Rows |
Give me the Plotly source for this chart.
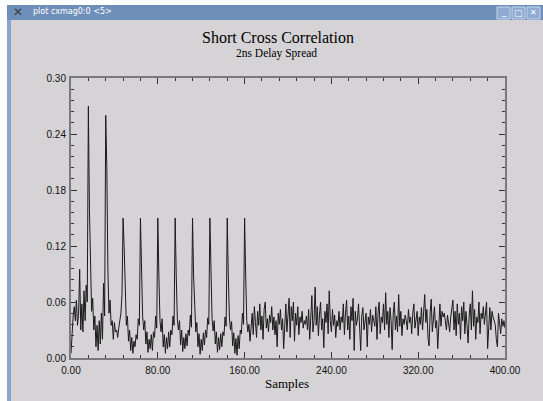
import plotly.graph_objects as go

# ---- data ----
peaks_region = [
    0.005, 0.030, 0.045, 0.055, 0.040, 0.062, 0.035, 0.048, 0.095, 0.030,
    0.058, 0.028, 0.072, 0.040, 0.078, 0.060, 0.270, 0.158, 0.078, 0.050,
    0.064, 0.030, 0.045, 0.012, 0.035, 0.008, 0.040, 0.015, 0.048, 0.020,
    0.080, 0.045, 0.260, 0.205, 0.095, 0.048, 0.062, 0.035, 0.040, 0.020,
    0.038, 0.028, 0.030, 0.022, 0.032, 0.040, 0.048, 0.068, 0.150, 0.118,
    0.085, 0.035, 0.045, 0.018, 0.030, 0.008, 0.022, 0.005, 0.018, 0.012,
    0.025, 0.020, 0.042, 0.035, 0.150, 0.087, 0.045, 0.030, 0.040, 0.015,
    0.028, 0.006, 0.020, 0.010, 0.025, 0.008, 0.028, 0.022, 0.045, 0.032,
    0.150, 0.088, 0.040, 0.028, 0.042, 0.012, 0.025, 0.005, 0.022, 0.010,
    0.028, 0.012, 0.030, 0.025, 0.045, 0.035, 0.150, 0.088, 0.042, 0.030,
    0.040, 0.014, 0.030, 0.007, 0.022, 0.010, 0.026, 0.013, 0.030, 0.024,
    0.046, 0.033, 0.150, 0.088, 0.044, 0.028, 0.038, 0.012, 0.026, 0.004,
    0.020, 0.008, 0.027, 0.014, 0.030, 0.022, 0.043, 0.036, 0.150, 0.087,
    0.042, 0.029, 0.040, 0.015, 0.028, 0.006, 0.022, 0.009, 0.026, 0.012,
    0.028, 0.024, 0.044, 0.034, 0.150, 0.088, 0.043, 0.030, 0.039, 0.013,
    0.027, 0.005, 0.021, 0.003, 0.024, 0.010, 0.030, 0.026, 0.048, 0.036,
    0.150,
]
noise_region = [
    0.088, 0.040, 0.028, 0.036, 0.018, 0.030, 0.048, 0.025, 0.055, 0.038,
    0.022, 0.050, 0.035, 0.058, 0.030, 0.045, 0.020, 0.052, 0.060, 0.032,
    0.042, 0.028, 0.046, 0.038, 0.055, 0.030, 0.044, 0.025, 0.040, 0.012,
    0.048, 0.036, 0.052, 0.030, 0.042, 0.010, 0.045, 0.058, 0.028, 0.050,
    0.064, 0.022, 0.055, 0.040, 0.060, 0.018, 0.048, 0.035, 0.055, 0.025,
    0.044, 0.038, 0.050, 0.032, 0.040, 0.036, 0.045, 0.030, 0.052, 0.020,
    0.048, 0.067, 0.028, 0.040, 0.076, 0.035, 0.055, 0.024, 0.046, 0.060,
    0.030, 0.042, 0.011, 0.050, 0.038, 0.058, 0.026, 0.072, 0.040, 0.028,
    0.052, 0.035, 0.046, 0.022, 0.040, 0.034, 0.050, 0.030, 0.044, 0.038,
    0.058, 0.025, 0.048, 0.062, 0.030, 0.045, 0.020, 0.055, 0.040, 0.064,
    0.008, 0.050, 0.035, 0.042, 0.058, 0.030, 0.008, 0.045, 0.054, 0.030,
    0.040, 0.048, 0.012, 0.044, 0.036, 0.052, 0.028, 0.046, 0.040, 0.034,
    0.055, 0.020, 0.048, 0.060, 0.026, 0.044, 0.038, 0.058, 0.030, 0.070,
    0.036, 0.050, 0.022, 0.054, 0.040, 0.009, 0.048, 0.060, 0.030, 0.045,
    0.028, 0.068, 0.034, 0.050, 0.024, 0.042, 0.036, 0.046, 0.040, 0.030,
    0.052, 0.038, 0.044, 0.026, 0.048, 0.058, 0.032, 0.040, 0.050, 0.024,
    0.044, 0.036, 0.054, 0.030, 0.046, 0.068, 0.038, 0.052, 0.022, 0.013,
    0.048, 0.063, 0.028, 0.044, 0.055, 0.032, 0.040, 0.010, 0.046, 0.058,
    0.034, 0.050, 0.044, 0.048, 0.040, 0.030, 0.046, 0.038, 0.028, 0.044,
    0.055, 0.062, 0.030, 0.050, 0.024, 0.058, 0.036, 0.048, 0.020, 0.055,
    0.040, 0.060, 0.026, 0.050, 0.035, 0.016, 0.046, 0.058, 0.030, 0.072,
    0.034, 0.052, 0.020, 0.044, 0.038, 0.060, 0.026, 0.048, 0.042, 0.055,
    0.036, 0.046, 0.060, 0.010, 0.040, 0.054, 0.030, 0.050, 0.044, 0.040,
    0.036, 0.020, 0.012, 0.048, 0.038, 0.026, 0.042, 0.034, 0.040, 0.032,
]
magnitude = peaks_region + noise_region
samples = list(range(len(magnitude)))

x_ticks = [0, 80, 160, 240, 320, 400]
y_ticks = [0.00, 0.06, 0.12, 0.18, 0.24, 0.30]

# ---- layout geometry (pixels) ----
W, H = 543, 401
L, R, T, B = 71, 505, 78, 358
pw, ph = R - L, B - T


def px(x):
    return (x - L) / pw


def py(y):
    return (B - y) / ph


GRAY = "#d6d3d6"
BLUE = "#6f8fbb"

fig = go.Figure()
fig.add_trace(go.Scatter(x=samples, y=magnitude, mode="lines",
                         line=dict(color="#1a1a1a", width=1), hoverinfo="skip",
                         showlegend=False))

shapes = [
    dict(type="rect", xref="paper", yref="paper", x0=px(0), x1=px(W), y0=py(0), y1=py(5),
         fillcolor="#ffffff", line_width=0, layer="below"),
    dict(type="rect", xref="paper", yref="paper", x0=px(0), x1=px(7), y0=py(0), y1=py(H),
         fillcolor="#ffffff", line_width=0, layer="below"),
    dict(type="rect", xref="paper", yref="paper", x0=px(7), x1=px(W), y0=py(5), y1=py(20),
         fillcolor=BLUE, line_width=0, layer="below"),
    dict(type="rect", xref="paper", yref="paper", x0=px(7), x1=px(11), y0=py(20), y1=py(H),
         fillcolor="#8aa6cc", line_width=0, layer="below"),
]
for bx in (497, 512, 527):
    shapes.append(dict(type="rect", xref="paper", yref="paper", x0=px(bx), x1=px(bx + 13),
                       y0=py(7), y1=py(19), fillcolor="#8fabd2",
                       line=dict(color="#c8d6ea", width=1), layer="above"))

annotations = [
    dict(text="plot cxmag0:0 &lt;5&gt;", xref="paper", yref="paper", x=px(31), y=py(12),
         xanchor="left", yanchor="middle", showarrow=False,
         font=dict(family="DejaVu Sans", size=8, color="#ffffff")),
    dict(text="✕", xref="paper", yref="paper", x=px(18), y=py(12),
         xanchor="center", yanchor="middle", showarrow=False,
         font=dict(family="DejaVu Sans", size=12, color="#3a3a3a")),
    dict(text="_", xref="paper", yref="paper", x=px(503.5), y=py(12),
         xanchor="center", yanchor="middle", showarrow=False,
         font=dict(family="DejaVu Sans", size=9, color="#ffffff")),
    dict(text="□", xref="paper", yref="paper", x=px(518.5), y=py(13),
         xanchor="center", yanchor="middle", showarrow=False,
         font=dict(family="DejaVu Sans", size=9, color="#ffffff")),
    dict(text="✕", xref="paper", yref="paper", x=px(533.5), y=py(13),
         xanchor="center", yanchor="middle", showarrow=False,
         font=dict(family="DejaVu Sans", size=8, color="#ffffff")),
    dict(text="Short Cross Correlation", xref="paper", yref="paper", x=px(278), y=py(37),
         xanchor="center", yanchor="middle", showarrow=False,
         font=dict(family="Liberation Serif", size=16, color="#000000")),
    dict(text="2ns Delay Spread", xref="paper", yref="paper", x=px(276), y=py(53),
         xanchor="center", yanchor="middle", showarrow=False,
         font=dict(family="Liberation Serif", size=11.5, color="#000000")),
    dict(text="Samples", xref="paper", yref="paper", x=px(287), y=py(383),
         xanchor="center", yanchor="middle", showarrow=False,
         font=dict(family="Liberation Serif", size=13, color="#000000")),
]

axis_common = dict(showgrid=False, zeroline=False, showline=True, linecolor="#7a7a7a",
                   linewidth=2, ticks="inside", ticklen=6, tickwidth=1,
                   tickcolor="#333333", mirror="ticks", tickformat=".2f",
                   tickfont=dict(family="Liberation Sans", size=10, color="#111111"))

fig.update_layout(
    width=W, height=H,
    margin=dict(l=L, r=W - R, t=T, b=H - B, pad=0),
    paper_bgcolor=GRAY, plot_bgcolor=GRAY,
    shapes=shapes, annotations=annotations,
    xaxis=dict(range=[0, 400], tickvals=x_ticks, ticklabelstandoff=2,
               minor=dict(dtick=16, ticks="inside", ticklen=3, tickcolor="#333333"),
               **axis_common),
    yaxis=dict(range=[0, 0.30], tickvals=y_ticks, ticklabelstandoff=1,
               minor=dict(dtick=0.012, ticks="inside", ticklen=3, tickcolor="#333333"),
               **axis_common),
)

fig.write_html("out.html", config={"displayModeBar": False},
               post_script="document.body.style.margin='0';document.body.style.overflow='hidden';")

* * *

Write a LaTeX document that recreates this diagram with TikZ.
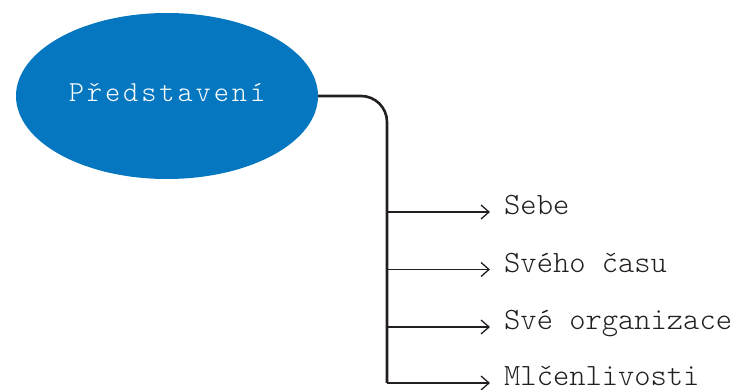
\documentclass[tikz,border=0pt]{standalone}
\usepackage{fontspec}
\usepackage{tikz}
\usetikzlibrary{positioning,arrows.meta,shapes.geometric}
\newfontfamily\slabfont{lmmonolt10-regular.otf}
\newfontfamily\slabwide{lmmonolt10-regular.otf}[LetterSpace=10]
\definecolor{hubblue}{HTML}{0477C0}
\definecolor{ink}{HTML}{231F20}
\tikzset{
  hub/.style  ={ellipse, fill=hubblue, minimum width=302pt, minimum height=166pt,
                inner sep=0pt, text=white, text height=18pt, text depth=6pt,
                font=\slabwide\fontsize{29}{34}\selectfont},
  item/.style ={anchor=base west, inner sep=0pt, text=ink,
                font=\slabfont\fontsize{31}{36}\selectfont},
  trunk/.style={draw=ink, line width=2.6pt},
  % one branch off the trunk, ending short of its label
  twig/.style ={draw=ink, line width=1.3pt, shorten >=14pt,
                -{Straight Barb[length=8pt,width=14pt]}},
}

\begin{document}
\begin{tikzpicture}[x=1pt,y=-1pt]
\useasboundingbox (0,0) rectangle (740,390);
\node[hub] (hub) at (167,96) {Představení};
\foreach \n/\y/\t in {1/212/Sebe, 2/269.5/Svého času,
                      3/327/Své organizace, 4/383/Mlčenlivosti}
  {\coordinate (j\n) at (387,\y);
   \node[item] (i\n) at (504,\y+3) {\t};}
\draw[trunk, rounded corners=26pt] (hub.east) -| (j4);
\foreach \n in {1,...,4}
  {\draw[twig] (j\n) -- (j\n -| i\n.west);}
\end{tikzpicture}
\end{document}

Instruction | Pull out only the lines from the one with "Give me the Plotly source for this chart." up to and including the one with "import plotly.graph_objects as go", and drop any pictures along the way.

The reply |
Give me the Plotly source for this chart.
import plotly.graph_objects as go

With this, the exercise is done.